6 August 2011

The first cuckoo?

It would be hard for me to get by without Radio 4. Apart from real ale, it was the only good reason for not emigrating. Now that it’s easy to listen to Radio 4 almost anywhere in the world, the beer is the one thing worth staying in England for.
Obviously, it isn’t perfect. The Archers, about three-quarters of the ‘comedies’, Any Questions, Paul Gambiccini . . .
But such horrors are outnumbered by its riches; In Our Time, Document, Ed Reardon’s Week, FOOC, The Long View . . . Not to mention Charlotte Green.
It is rare that Today can be counted among the riches.
But this morning I heard a couple of items about the Eurozone crisis that had me swooning with joyful amazement. Firstly there was Steve Evans, the Berlin correspondent, commenting on German disillusionment with the Euro. Such expressions as ‘increasing disenchantment’ and ‘hardening of attitudes’ passed his lips.
That however, was only a taster, an hors d’oeuvre.
The main course, replete with the Delius moment, came when Jim Naughtie was compelled by some sadistic BBC editor to interview a French politician who was advocating the break-up of the Eurozone.
Poor Naughtie. It was a certainly a cruel and unusual punishment. He was in a dreadful fix. His normal tone for speaking to somebody who says anything the merest hint EUsceptic has a ‘this fellow belongs in a funny farm’ sort of ring to it. This morning he sounded rather like the master of ceremonies at a wake that had turned inexplicably sour.
I had never previously heard of Jacques Myard, the man he was interviewing. It seems he is a member of the National Assembly, and a senior member of the UMP, Sarkozy’s party. He was one of the chief advocates of the recent French ban on wearing the burqa in public. So he is clearly a man of some influence in France.
Throughout his interview he used the standard EU advocate’s sleight of saying ‘Europe’ whenever he referred to the EU. So much, so shameless, so EU-fanatic; obviously Naughtie let him get away with it. But that only helped to emphasise just how shocking it was to hear an unashamed champion of that miserable construct speaking truth about the Euro in public.
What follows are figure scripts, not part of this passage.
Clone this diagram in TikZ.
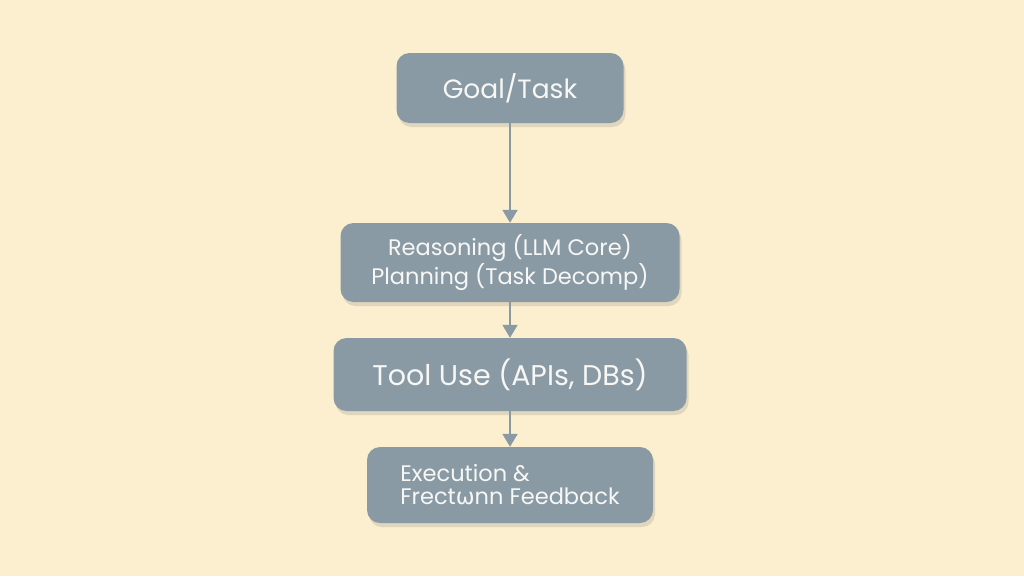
\documentclass[tikz,border=0pt]{standalone}
\usepackage{fontspec}
\setmainfont{Poppins}[Ligatures=NoCommon]
\newfontfamily\gk{DejaVu Sans}
\usetikzlibrary{shadows,arrows.meta}
\definecolor{bg}{HTML}{FCEFD0}
\definecolor{boxc}{HTML}{8A9AA4}
\definecolor{txt}{HTML}{F7F7F5}
\tikzset{
  stepbox/.style={draw=none, fill=boxc, rounded corners=13pt, text=txt, inner sep=0pt,
    drop shadow={shadow xshift=2pt, shadow yshift=-4pt, opacity=0.18, fill=black!60}},
  conn/.style={draw=boxc, line width=2pt, -{Triangle[width=15pt,length=13pt]}}
}
\begin{document}
\begin{tikzpicture}[x=1pt,y=-1pt]
\useasboundingbox (0,0) rectangle (1024,576);
\fill[bg] (0,0) rectangle (1024,576);
\node[stepbox, minimum width=227pt, minimum height=70pt, font=\fontsize{26.5}{30}\selectfont] (goal) at (510,88) {Goal/Task};
\node[stepbox, minimum width=339pt, minimum height=79pt, align=center, font=\fontsize{22.5}{24}\selectfont] (reason) at (510,262.5) {Reasoning (LLM Core)\\Planning (Task Decomp)};
\node[stepbox, minimum width=353pt, minimum height=73pt, font=\fontsize{28.5}{30}\selectfont] (tool) at (510,374.5) {Tool Use (APIs, DBs)};
\node[stepbox, minimum width=286pt, minimum height=76pt, align=left, font=\fontsize{22.5}{23}\selectfont] (exec) at (510,485) {Execution \&\\Frect{\gk ω}nn Feedback};
\draw[conn] (goal.south) -- (reason.north);
\draw[conn] (reason.south) -- (tool.north);
\draw[conn] (tool.south) -- (exec.north);
\end{tikzpicture}
\end{document}
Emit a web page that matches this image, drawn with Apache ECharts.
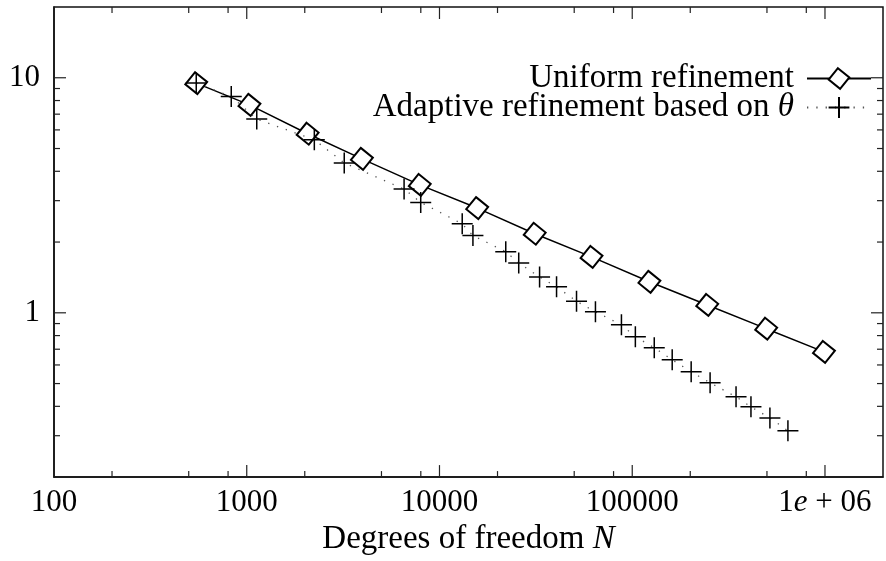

Myard has come to the view that the Eurozone should be broken up.  Among other things, he said that: ‘the Euro was created as a political aim, people in here (that is, France) have rather supported this Euro which has been presented as Europe itself. But we know that it doesn’t work you know . . .’ He went on: ‘people today have not realised, even in the political classes, that the Euro is going to shatter Europe, is going to put Europe into danger . . . (that is) . . . a feeling which will grow in the coming days, in the coming weeks, ahead of us . . .’
There is nothing especially perceptive about Myard’s observations. On the contrary, they are blindingly obvious to any thinking person. What is new is to hear such truths spoken by an unashamed member of the EU’s political elite.
As the poet didn’t quite put it: ‘Bliss was it in that dawn to be alive, but to hear Naughtie’s tragic tones was very heaven!’